In equestrian terminology, a schoolmaster is a horse that has been trained to a high level in a specific discipline and is used specifically to teach a less experienced rider that same discipline. The schoolmaster's value is that it already knows the job: it carries the muscle memory, the conditioned responses, and the established way of going that allows a developing rider to feel the correct movements, responses, and timing that would otherwise take years to develop on an untrained horse.
Where the Term Is Used
The term is most common in dressage, where a horse trained to Prix St. Georges level or above can allow a lower-level rider to feel half-passes, flying changes, piaffe, and passage that would be impossible to ride on a horse that has not been trained to those movements. In show jumping, a schoolmaster is a horse with experience over difficult courses that allows a junior or developing rider to learn the approach, distances, and rhythm required at height. In eventing, a schoolmaster is a horse with cross-country mileage that allows a novice event rider to learn water, ditches, banks, and combination fences safely.
Characteristics of a Good Schoolmaster
A schoolmaster must combine high-level training with a patient, forgiving temperament. A horse trained to Grand Prix dressage that is tense, reactive, or punishing to rider error is not a schoolmaster, it is a difficult horse. The ideal schoolmaster accepts the aids of a novice rider calmly, performs the movements it knows in response to correct aids (teaching the rider what correct feels like), and tolerates the inevitable errors of a developing rider without escalating.

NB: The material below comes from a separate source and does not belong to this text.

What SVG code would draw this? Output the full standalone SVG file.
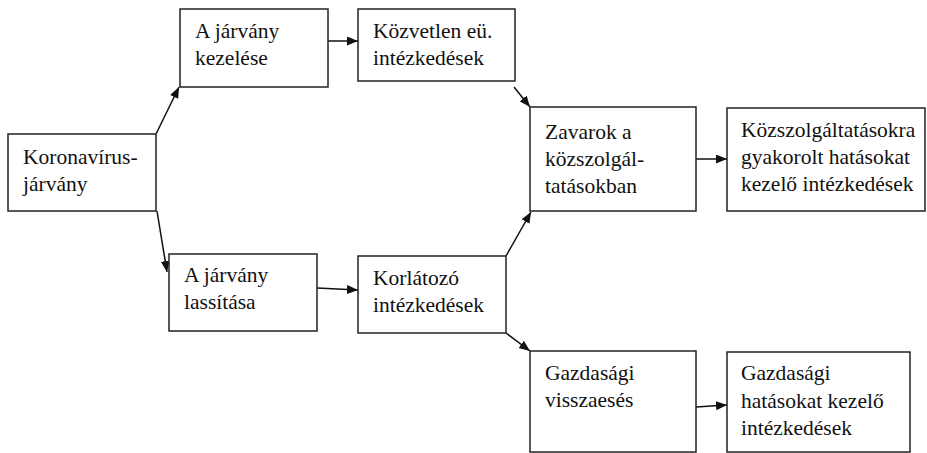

Age is typically an asset: a horse in its late teens that has competed successfully at high level and whose competitive career is winding down is often the ideal schoolmaster, combining deep muscle memory with reduced reactivity.
Price
Schoolmasters command a premium: a Grand Prix dressage schoolmaster capable of teaching flying changes and piaffe may sell for $30,000 to $150,000 or more, despite being past competitive prime, because the teaching value is real and the supply of suitable horses is limited. For jumping, an experienced Preliminary or Intermediate event horse in its mid-teens may sell for $10,000 to $40,000 as a schoolmaster after its competitive career ends.